La segunda característica del perdón es la de ser ilimitado. Cuando Pedro escucha al Señor aquello de perdonar siete veces al día, con la inmediatez que lo caracteriza, considera la afirmación de Jesús como un límite, y un límite ciertamente muy alto, por lo que se apresura a puntualizar el asunto con el Maestro: “Señor, ¿cuantas veces tengo que perdonar las ofensas que me haga mi hermano? ¿Hasta siete veces? Dícele Jesús: No te digo hasta siete veces, sino hasta setenta veces siete” (Mt 18, 21-22). Ilimitadamente, como Dios hace contigo siempre que se lo pides.

Cuando alguien se presenta diciendo: perdón, es Dios mismo a través de su gracia quien se presenta en quien se humilla, porque ha sido él quien le ha concedido la gracia de arrepentirse. Cómo rechazar la gracia de conversión que Dios mismo concedió a tu hermano, sin rechazar tanto en ti como en el otro a quien se la concedió. Cómo negar el perdón “siete” veces al día, si otras tantas peca el justo, y necesita él mismo, la misericordia cotidiana de Dios.

Hemos escuchado lo que dice el Evangelio al siervo sin entrañas: “Esto mismo hará con vosotros mi Padre celestial, si no perdonáis de corazón cada uno a vuestro hermano” (Mt 18, 35). Si perdonas las ofensas, no sólo acoges a Dios en tu misericordia, sino que actúas como Dios; realizas las obras de Dios; Dios mismo actúa en ti; das testimonio de su presencia en ti, porque la misericordia es de Dios, y el que es perdonado, recibe el amor de Dios y es evangelizado. Esa es además la voluntad expresa de Dios: “Misericordia quiero” (Mt 9, 13; 12, 7; Os 6,6). El perdón gratuito de Dios es amor y engendra amor. Perdonando, justifica al pecador, lo regenera y lo salva destruyendo la muerte y el mal en él.
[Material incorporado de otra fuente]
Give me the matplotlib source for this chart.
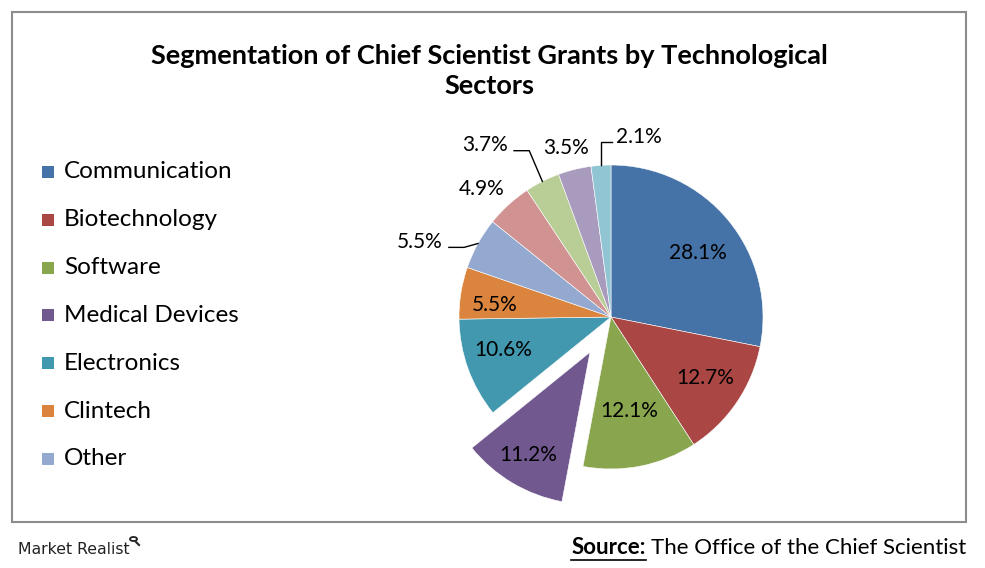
import numpy as np
import matplotlib
matplotlib.use("Agg")
import matplotlib.pyplot as plt
from matplotlib.patches import Rectangle, Circle
from matplotlib.lines import Line2D

# --- data ---
legend_names = ["Communication", "Biotechnology", "Software", "Medical Devices",
                "Electronics", "Clintech", "Other"]
shares = [28.1, 12.7, 12.1, 11.2, 10.6, 5.5, 5.5, 4.9, 3.7, 3.5, 2.1]
colors = ["#4572A7", "#AA4643", "#89A54E", "#71588F", "#4198AF", "#DB843D",
          "#93A9CF", "#D19392", "#B9CD96", "#A99BBD", "#92C5D3"]
explode = [0, 0, 0, 0.27, 0, 0, 0, 0, 0, 0, 0]

# label placement (radius from slice origin, angle nudge in degrees, leader line?)
lab_r = [0.71, 0.74, 0.63, 0.79, 0.74, 0.77, 1.35, 1.20, 1.40, 1.15, 1.20]
lab_dang = [-3, 1, 0, 0, -3, 3, 7.5, 3, 9.4, 1, -12.7]
leader = [False] * 6 + [True, False, True, False, True]

FONT = ["Lato", "DejaVu Sans"]
W, H = 985, 568
fig = plt.figure(figsize=(W / 100, H / 100), dpi=100)
fig.patch.set_facecolor("white")

# chart border
fig.patches.append(Rectangle((12 / W, 1 - 522 / H), (966 - 12) / W, (522 - 12) / H,
                             transform=fig.transFigure, fill=False,
                             edgecolor="#8C8C8C", linewidth=1.5))

fig.text(489 / W, 1 - 71 / H,
         "Segmentation of Chief Scientist Grants by Technological\nSectors",
         ha="center", va="center", fontsize=19.5, fontweight="bold",
         family=FONT, linespacing=1.3, color="black")

# pie axes: centre at pixel (611, 317), radius 152 px
R = 152
cx, cy = 611, 317
ax = fig.add_axes(((cx - 2 * R) / W, (H - cy - 1.6 * R) / H, 4 * R / W, 3.2 * R / H))
wedges, _ = ax.pie(shares, colors=colors, explode=explode, startangle=90,
                   counterclock=False, radius=1.0,
                   wedgeprops=dict(edgecolor="white", linewidth=0.4))
ax.set_xlim(-2, 2)
ax.set_ylim(-1.6, 1.6)
ax.set_aspect("equal")
ax.axis("off")

for w, val, ex, r, da, ld in zip(wedges, shares, explode, lab_r, lab_dang, leader):
    mid = np.deg2rad((w.theta1 + w.theta2) / 2)
    ox, oy = ex * np.cos(mid), ex * np.sin(mid)
    ang = mid + np.deg2rad(da)
    lx, ly = ox + r * np.cos(ang), oy + r * np.sin(ang)
    ax.text(lx, ly, f"{val}%", ha="center", va="center", fontsize=15,
            family=FONT, color="black")
    if ld:
        exx, exy = np.cos(mid), np.sin(mid)
        half = 0.19
        if lx < exx:
            endx = lx + half
            elbx = endx + 0.1
        else:
            endx = lx - half + 0.01
            elbx = exx
        endy = ly - 0.035
        ax.plot([exx, elbx, endx], [exy, endy, endy], color="black", lw=1.0,
                solid_joinstyle="miter")

# legend
for i, (name, col) in enumerate(zip(legend_names, colors)):
    y = 172 + i * 47.8
    fig.patches.append(Rectangle((42 / W, 1 - (y + 6) / H), 12 / W, 12 / H,
                                 transform=fig.transFigure, facecolor=col,
                                 edgecolor="none"))
    fig.text(64 / W, 1 - y / H, name, ha="left", va="center", fontsize=17.5,
             family=FONT, color="black")

# footer
fig.text(18 / W, 1 - 549 / H, "Market Realist", ha="left", va="center",
         fontsize=11.3, family=["Liberation Sans Narrow", "DejaVu Sans"],
         color="#222222")
fig.patches.append(Circle((133.5 / W, 1 - 539 / H), 3.5 / W, transform=fig.transFigure,
                          fill=False, edgecolor="#222222", linewidth=1.3))
fig.lines.append(Line2D([136 / W, 139 / W], [1 - 542 / H, 1 - 545 / H],
                        transform=fig.transFigure, color="#222222", lw=1.5))

src = fig.text(966 / W, 1 - 548 / H, "The Office of the Chief Scientist", ha="right",
               va="center", fontsize=16, family=FONT, color="black")
fig.canvas.draw()
bb = src.get_window_extent()
lab = fig.text((bb.x0 - 5) / W, 1 - 548 / H, "Source:", ha="right", va="center",
               fontsize=16, fontweight="bold", family=FONT, color="black")
fig.canvas.draw()
lb = lab.get_window_extent()
fig.lines.append(Line2D([lb.x0 / W, lb.x1 / W], [(lb.y0 - 1) / H, (lb.y0 - 1) / H],
                        transform=fig.transFigure, color="black", lw=1.2))

fig.savefig("out.png", dpi=100, facecolor="white")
Además el perdón de las ofensas es también universal, y no se limita a los hermanos, sino que alcanza a todos, incluso a los enemigos. Negarles el perdón, es apartarse de la filiación divina, y de la misericordia de Dios que nos la adquirió: “Amad a vuestros enemigos y rogad por los que os persigan, para que seáis hijos de vuestro Padre celestial” (Mt 5, 24-25) “Que si vosotros perdonáis a los hombres sus ofensas, os perdonará también a vosotros vuestro Padre celestial, pero si no perdonáis a los hombres, tampoco vuestro Padre perdonará vuestras ofensas” (Mt 6, 14-15).

Así pues, Padre, tú “perdónanos nuestras ofensas, así como nosotros hemos perdonado a los que nos han ofendido”.

           Proclamemos juntos nuestra fe.